Müller: Tausende Dürretote in Ostafrika verhindern
„Die Kanzlerin geht voraus und alle folgen: Afrika wird in den nächsten Jahrzehnten auf der Tagesordnung sein“, freute sich Gerd Müller, dessen „Marshallplan mit Afrika“ den Kurs in der deutschen Entwicklungspolitik vorgibt. Er betonte, dass die Auswahl der „Reformchampions“ an die Einhaltung von bestimmten Standards in Sachen Menschenrechte, Reformanstrengungen, Korruptionsbekämpfung und Rechtssicherheit geknüpft sei. Der Entwicklungsminister versicherte, dass Deutschland aber nicht aus der Förderung der „ganz armen und schwierigen“ Länder aussteigen werde. „Wir müssen kurzfristig Soforthilfe leisten, um den Dürretod von Tausenden in Ostafrika zu verhindern“, sagt Müller.
Neben Entwicklungshilfe und Privatinvestitionen brauche Afrika in Zukunft vor allem faire Handelsbedingungen. Dies sei durchaus im Interesse der deutschen Wirtschaft, die laut Müller erkennen müsse, „dass Afrika ein Chancen- und Wachstumsmarkt ist, der auch Arbeitsplätze bei uns in Deutschland sichert“. Eine Einschätzung, die die Organisation für wirtschaftliche Zusammenarbeit und Entwicklung, OECD, teilt.
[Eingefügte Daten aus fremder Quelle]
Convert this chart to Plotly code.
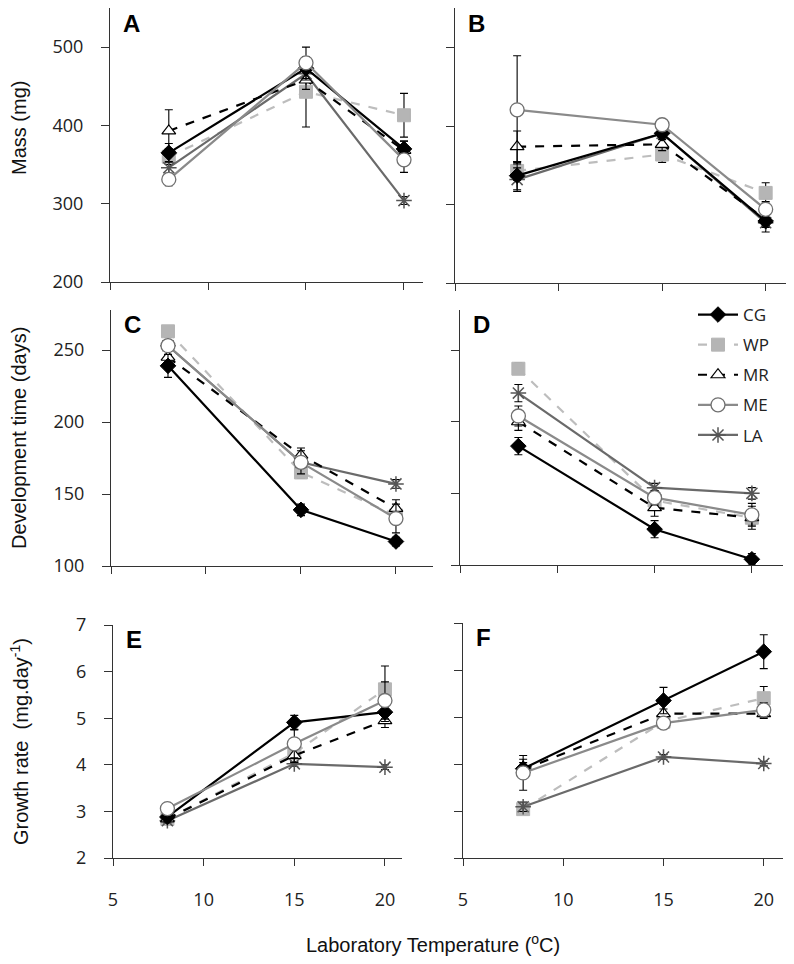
import plotly.graph_objects as go

# ---------------- data ----------------
temps = [8, 15, 20]
series = ["CG", "WP", "MR", "ME", "LA"]

# Panel A: Mass (mg), population set 1
mass_A = {"CG": [365, 473, 370], "WP": [360, 443, 413], "MR": [393, 458, 368],
          "ME": [331, 480, 356], "LA": [346, 466, 304]}
mass_A_err = {"CG": [12, 15, 10], "WP": [10, 45, 28], "MR": [27, 12, 12],
              "ME": [8, 20, 16], "LA": [8, 10, 5]}
# Panel B: Mass (mg), population set 2
mass_B = {"CG": [337, 391, 279], "WP": [343, 364, 315], "MR": [374, 377, 281],
          "ME": [421, 402, 294], "LA": [332, 391, 277]}
mass_B_err = {"CG": [18, 8, 8], "WP": [12, 10, 13], "MR": [20, 8, 8],
              "ME": [69, 6, 10], "LA": [15, 6, 12]}
# Panel C: Development time (days)
dev_C = {"CG": [239, 139, 117], "WP": [263, 165, 135], "MR": [245, 177, 140],
         "ME": [253, 172, 133], "LA": [253, 172, 157]}
dev_C_err = {"CG": [8, 4, 3], "WP": [4, 4, 6], "MR": [5, 5, 6],
             "ME": [4, 8, 10], "LA": [4, 4, 3]}
# Panel D: Development time (days)
dev_D = {"CG": [183, 125, 104], "WP": [237, 145, 133], "MR": [200, 140, 133],
         "ME": [204, 147, 135], "LA": [220, 154, 150]}
dev_D_err = {"CG": [6, 6, 4], "WP": [4, 5, 5], "MR": [6, 6, 8],
             "ME": [7, 5, 8], "LA": [6, 3, 4]}
# Panel E: Growth rate (mg.day-1)
gr_E = {"CG": [2.88, 4.91, 5.13], "WP": [2.84, 4.25, 5.62], "MR": [2.84, 4.2, 4.95],
        "ME": [3.06, 4.45, 5.38], "LA": [2.8, 4.02, 3.95]}
gr_E_err = {"CG": [0.05, 0.15, 0.2], "WP": [0.05, 0.2, 0.5], "MR": [0.05, 0.15, 0.15],
            "ME": [0.05, 0.3, 0.4], "LA": [0.05, 0.05, 0.05]}
# Panel F: Growth rate (mg.day-1)
gr_F = {"CG": [3.9, 5.35, 6.39], "WP": [3.04, 4.9, 5.4], "MR": [3.88, 5.07, 5.07],
        "ME": [3.81, 4.87, 5.15], "LA": [3.09, 4.15, 4.01]}
gr_F_err = {"CG": [0.2, 0.28, 0.36], "WP": [0.1, 0.1, 0.25], "MR": [0.15, 0.1, 0.1],
            "ME": [0.37, 0.1, 0.15], "LA": [0.1, 0.05, 0.05]}

x_ticks = [5, 10, 15, 20]
mass_ticks = [200, 300, 400, 500]
dev_ticks = [100, 150, 200, 250]
gr_ticks = [2, 3, 4, 5, 6, 7]

# ---------------- styles ----------------
styles = {
    "CG": dict(line=dict(color="black", width=2.2, dash="solid"),
               marker=dict(symbol="diamond", size=12, color="black",
                           line=dict(color="black", width=1))),
    "WP": dict(line=dict(color="#bdbdbd", width=2.2, dash="dash"),
               marker=dict(symbol="square", size=13, color="#b5b5b5",
                           line=dict(color="#b5b5b5", width=1))),
    "MR": dict(line=dict(color="black", width=2.2, dash="dash"),
               marker=dict(symbol="triangle-up", size=12, color="white",
                           line=dict(color="black", width=1.2))),
    "ME": dict(line=dict(color="#8a8a8a", width=2.2, dash="solid"),
               marker=dict(symbol="circle", size=14, color="white",
                           line=dict(color="#707070", width=1.3))),
    "LA": dict(line=dict(color="#6a6a6a", width=2.2, dash="solid"),
               marker=dict(symbol="asterisk-open", size=13, color="#555555",
                           line=dict(color="#555555", width=1.5))),
}
draw_order = ["WP", "LA", "MR", "CG", "ME"]
legend_rank = {"CG": 1, "WP": 2, "MR": 3, "ME": 4, "LA": 5}

W, H = 794, 964
OFF = 8  # page offset of the rendered figure

def clamp(v):
    return min(1.0, max(0.0, v))

def px_x(a, b):
    return [clamp((a - OFF) / W), clamp((b - OFF) / W)]

def px_y(top, bottom):
    return [clamp(1 - (bottom - OFF) / H), clamp(1 - (top - OFF) / H)]

def fx(p):
    return (p - OFF) / W

def fy(p):
    return 1 - (p - OFF) / H

panels = [
    # (key, data, err, xdomain px, xrange, ydomain px, yrange, yticks, letter, left)
    ("1", mass_A, mass_A_err, (110, 423), [5, 20.97], (8, 282), [200, 550], mass_ticks, "A", True),
    ("2", mass_B, mass_B_err, (455, 787), [5, 21.03], (8, 283), [200, 551], mass_ticks, "B", False),
    ("3", dev_C, dev_C_err, (111, 433), [5, 21.95], (310, 566), [100, 277.8], dev_ticks, "C", True),
    ("4", dev_D, dev_D_err, (460, 783), [5, 21.6], (310, 565), [100, 278], dev_ticks, "D", False),
    ("5", gr_E, gr_E_err, (113, 402), [5, 20.94], (625, 858), [2, 7], gr_ticks, "E", True),
    ("6", gr_F, gr_F_err, (463, 783), [5, 20.96], (623, 858), [2, 7], gr_ticks, "F", False),
]

fig = go.Figure()
layout = {}
annotations = []
axis_color = "#333333"
tick_font = dict(family="Open Sans, Lato, sans-serif", size=18, color="#222222")

for key, data, err, xd, xr, yd, yr, yt, letter, left in panels:
    xa = "x" if key == "1" else "x" + key
    ya = "y" if key == "1" else "y" + key
    for s in draw_order:
        st = styles[s]
        fig.add_trace(go.Scatter(
            x=temps, y=data[s], xaxis=xa, yaxis=ya, mode="lines+markers",
            name=s, line=st["line"], marker=st["marker"],
            error_y=dict(type="data", array=err[s], visible=True, color="black",
                         thickness=1.1, width=4),
            showlegend=(key == "4"), legendrank=legend_rank[s], legendgroup=s,
        ))
    bottom = key in ("5", "6")
    layout["xaxis" + ("" if key == "1" else key)] = dict(
        domain=px_x(*xd), range=xr, anchor=ya, tickvals=x_ticks,
        showticklabels=bottom, ticks="outside", ticklen=7, tickwidth=1.2,
        tickcolor=axis_color, showline=True, linecolor=axis_color, linewidth=1.2,
        showgrid=False, zeroline=False, tickfont=tick_font, automargin=False,
        ticklabelstandoff=18 if bottom else 0,
    )
    layout["yaxis" + ("" if key == "1" else key)] = dict(
        domain=px_y(*yd), range=yr, anchor=xa, tickvals=yt,
        showticklabels=left, ticks="outside", ticklen=8, tickwidth=1.2,
        tickcolor=axis_color, showline=True, linecolor=axis_color, linewidth=1.2,
        showgrid=False, zeroline=False, tickfont=tick_font, automargin=False,
        ticklabelstandoff=14 if left else 0,
    )
    annotations.append(dict(
        text="<b>%s</b>" % letter, xref="paper", yref="paper",
        x=fx(xd[0] + 11), y=fy(max(yd[0] - 1, OFF)), xanchor="left", yanchor="top",
        showarrow=False, font=dict(family="Liberation Sans, Arial, sans-serif",
                                   size=24, color="black"),
    ))

title_font = dict(family="Liberation Sans Narrow, Liberation Sans, Arial, sans-serif",
                  size=20, color="#111111")
for txt, yc in [("Mass (mg)", 128), ("Development time (days)", 438),
                ("Growth rate  (mg.day<sup>-1</sup>)", 742)]:
    annotations.append(dict(
        text=txt, xref="paper", yref="paper", x=fx(19), y=fy(yc),
        xanchor="center", yanchor="middle", textangle=-90, showarrow=False,
        font=title_font,
    ))
annotations.append(dict(
    text="Laboratory Temperature (<sup>o</sup>C)", xref="paper", yref="paper",
    x=fx(433), y=fy(943), xanchor="center", yanchor="middle", showarrow=False,
    font=dict(family="Liberation Sans, Arial, sans-serif", size=20, color="#111111"),
))

fig.update_layout(
    width=W, height=H, margin=dict(l=0, r=0, t=0, b=0, pad=0, autoexpand=False),
    paper_bgcolor="white", plot_bgcolor="white",
    annotations=annotations,
    legend=dict(x=fx(693), y=fy(297), xanchor="left", yanchor="top",
                bgcolor="rgba(0,0,0,0)", tracegroupgap=5, itemwidth=40,
                font=dict(family="Open Sans, Lato, sans-serif", size=17, color="#222222")),
    **layout,
)

fig.write_html("out.html")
Trotz schwieriger Rahmenbedingungen sei das Bruttoinlandsprodukt der afrikanischen Staaten 2016 im Durchschnitt um 2,2 Prozent gewachsen, berichtet die Organisation. Im laufenden Jahr werde das Wachstum sogar um 3,4 Prozent anziehen. Und generell stellt die OECD für Afrika eine Entwicklung hin zu einem „besseren Klima für Unternehmen, stabilerer Wirtschaftspolitik und einer Diversifizierung der Wirtschaftsstruktur“ fest.